Please pull out every line that includes the string "this".

# START OF Data entries

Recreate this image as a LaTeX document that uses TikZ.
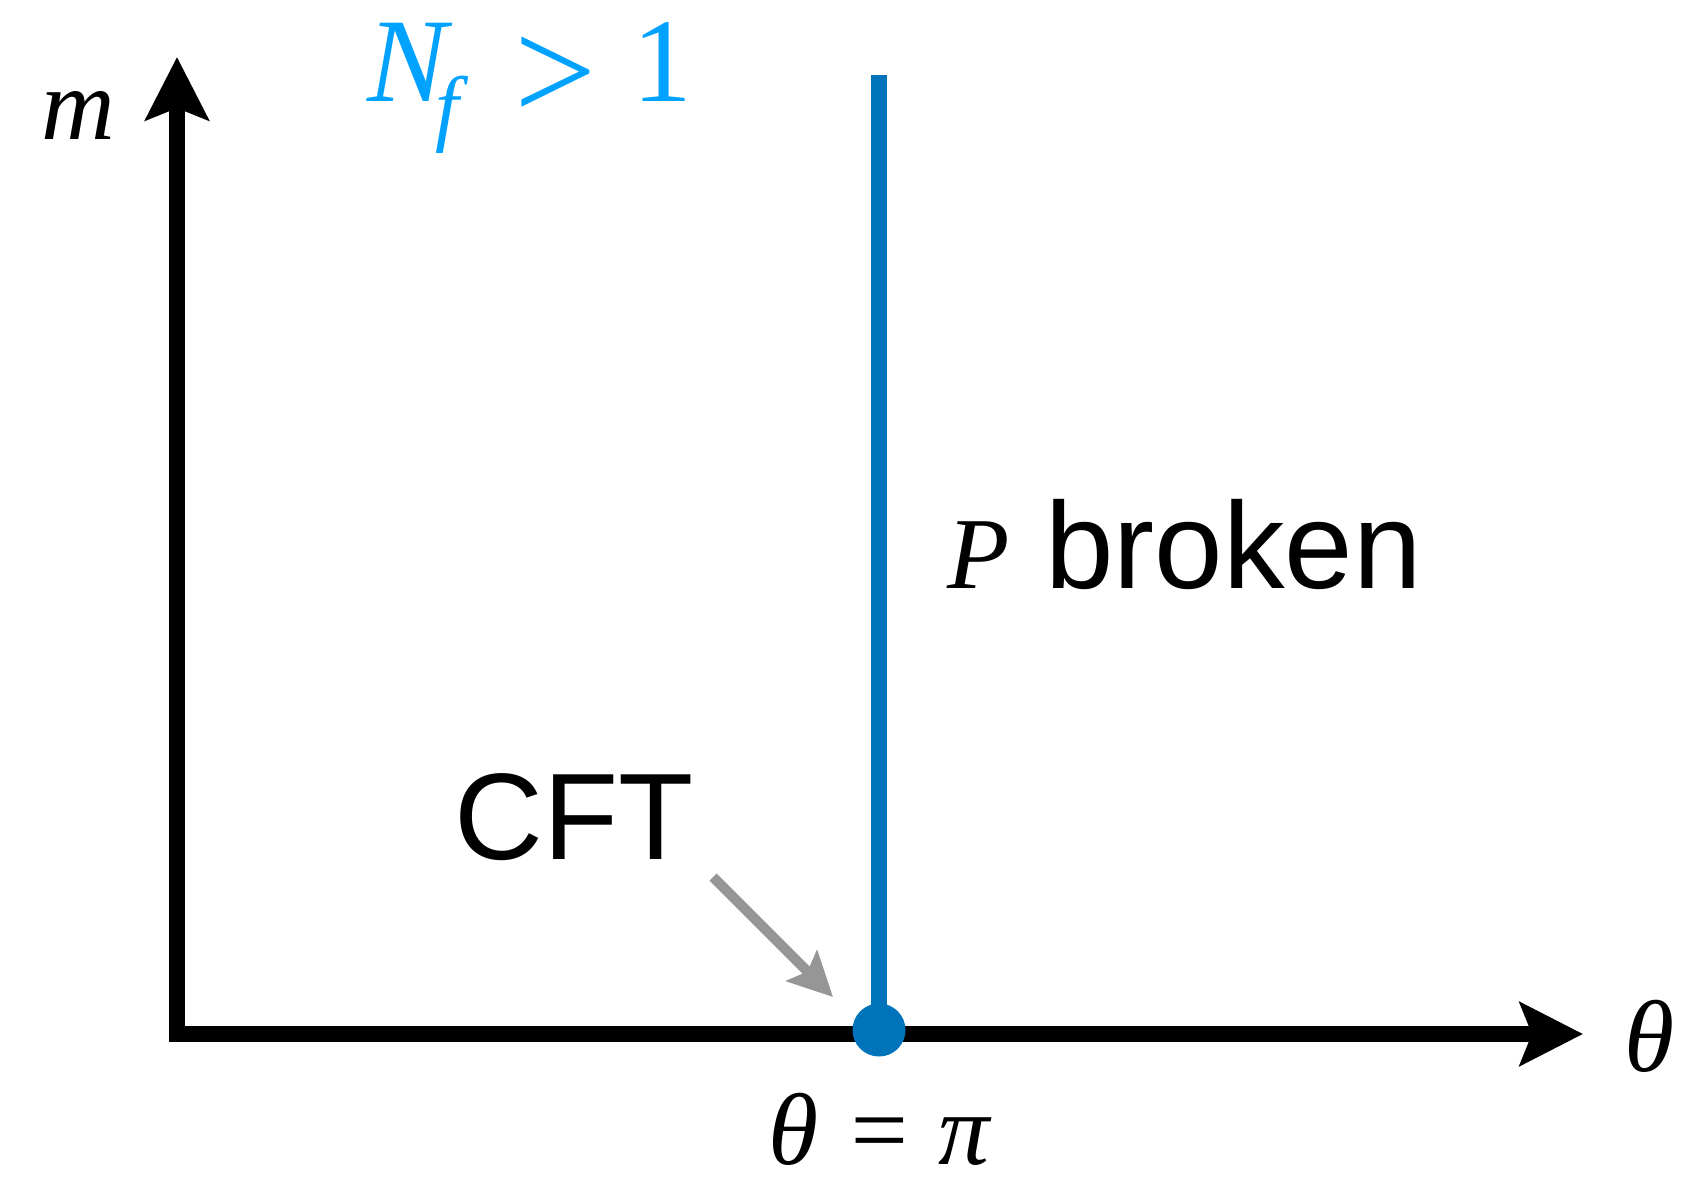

# END OF Data entries
# START OF Data entries

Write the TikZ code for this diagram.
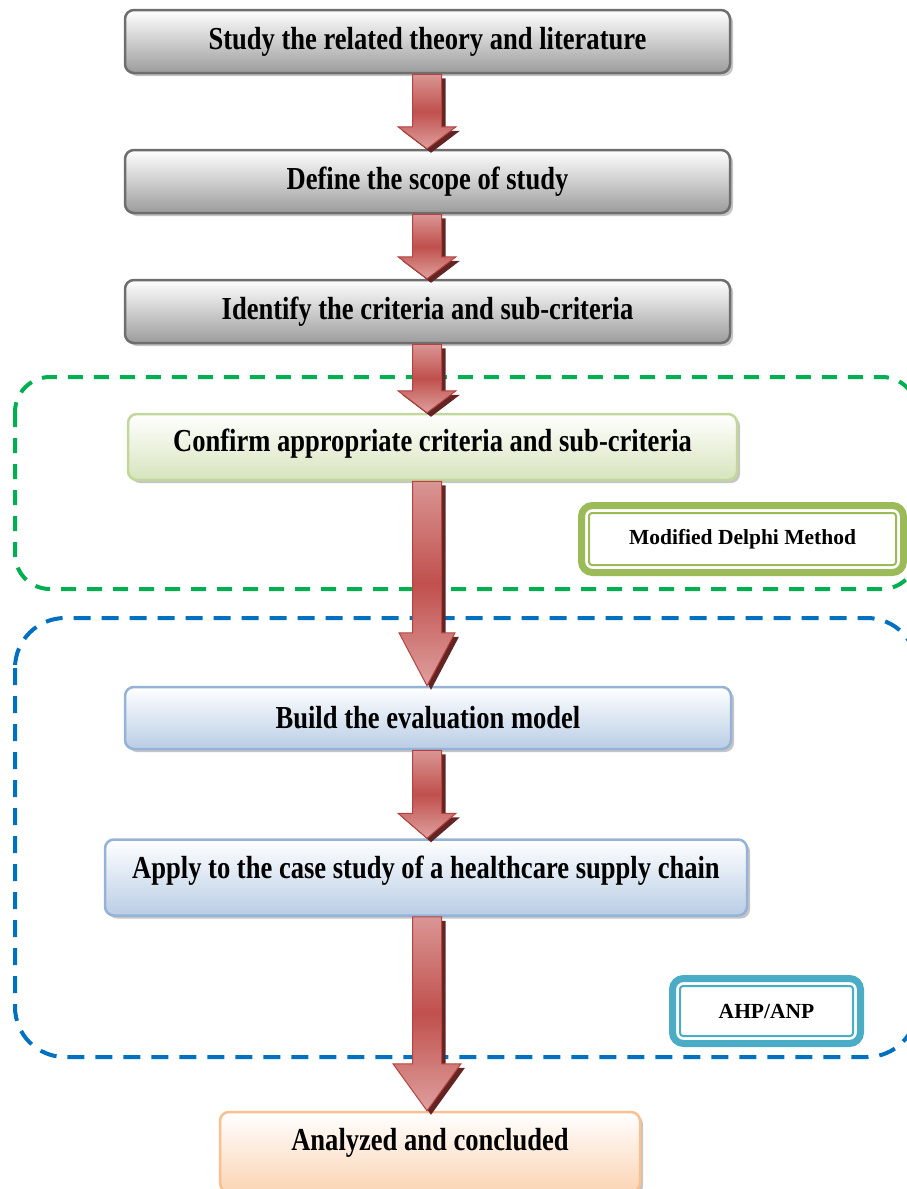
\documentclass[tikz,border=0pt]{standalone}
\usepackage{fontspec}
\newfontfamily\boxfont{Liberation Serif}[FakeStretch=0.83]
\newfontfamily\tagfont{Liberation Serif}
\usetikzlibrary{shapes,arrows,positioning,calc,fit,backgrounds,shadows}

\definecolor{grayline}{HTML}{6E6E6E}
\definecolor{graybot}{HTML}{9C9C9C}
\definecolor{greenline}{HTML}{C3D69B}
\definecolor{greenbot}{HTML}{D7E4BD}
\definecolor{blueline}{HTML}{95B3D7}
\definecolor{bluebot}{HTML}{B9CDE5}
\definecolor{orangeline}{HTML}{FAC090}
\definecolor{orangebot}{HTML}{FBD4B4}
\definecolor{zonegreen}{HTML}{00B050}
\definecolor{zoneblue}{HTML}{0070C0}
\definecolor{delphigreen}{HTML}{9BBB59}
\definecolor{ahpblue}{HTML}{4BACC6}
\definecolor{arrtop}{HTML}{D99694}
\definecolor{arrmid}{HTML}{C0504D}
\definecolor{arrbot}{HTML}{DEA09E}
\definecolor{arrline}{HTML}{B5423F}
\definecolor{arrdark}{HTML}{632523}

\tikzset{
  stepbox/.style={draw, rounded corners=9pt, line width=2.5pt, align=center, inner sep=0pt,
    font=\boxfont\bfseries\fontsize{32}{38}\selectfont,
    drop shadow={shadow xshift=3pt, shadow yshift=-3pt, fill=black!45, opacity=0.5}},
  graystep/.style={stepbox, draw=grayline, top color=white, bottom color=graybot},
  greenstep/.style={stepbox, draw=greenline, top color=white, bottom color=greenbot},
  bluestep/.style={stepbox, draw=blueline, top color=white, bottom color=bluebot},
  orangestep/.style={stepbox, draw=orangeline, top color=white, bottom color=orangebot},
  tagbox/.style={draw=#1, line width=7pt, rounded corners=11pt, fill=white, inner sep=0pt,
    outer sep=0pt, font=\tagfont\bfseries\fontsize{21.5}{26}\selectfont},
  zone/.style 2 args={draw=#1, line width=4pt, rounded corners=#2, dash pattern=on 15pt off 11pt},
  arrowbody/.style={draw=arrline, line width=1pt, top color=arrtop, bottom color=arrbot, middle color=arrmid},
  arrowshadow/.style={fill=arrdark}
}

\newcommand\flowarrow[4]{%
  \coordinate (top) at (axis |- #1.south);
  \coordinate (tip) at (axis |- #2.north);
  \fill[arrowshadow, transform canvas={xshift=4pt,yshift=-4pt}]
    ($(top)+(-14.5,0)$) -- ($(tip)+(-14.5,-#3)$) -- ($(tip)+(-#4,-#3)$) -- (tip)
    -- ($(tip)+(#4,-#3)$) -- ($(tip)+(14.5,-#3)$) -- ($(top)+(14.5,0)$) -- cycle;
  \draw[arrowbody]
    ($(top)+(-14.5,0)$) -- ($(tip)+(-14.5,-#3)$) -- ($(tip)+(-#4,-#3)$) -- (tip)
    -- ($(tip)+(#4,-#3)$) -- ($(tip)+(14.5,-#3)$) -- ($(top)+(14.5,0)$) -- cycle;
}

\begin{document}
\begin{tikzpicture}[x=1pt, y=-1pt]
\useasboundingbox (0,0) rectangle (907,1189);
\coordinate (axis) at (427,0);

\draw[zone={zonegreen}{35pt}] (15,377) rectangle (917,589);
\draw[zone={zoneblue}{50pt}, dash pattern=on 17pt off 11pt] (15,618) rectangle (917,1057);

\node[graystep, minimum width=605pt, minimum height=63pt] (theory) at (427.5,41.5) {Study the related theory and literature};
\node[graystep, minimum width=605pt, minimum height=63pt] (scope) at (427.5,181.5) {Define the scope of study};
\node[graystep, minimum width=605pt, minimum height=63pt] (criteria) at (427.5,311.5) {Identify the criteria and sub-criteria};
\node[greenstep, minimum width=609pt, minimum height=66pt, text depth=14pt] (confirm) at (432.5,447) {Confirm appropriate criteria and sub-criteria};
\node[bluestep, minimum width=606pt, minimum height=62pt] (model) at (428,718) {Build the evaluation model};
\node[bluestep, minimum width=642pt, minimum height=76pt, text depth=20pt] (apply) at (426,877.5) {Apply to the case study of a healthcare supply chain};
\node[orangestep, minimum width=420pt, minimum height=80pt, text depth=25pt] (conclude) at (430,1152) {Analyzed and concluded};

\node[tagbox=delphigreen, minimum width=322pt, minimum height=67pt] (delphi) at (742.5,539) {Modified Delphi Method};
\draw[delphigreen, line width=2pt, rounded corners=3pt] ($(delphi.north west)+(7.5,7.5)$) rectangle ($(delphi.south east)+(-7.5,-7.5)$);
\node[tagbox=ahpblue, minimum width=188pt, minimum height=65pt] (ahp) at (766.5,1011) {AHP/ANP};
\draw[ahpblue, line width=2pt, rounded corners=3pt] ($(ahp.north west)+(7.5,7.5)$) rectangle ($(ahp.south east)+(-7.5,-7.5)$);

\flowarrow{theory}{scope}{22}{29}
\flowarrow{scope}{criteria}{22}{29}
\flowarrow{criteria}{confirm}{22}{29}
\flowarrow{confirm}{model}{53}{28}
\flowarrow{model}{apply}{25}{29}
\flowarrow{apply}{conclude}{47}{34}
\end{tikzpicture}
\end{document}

# END OF Data entries

**Solution:**
Recreate this image as a LaTeX document that uses TikZ.
Write the TikZ code for this diagram.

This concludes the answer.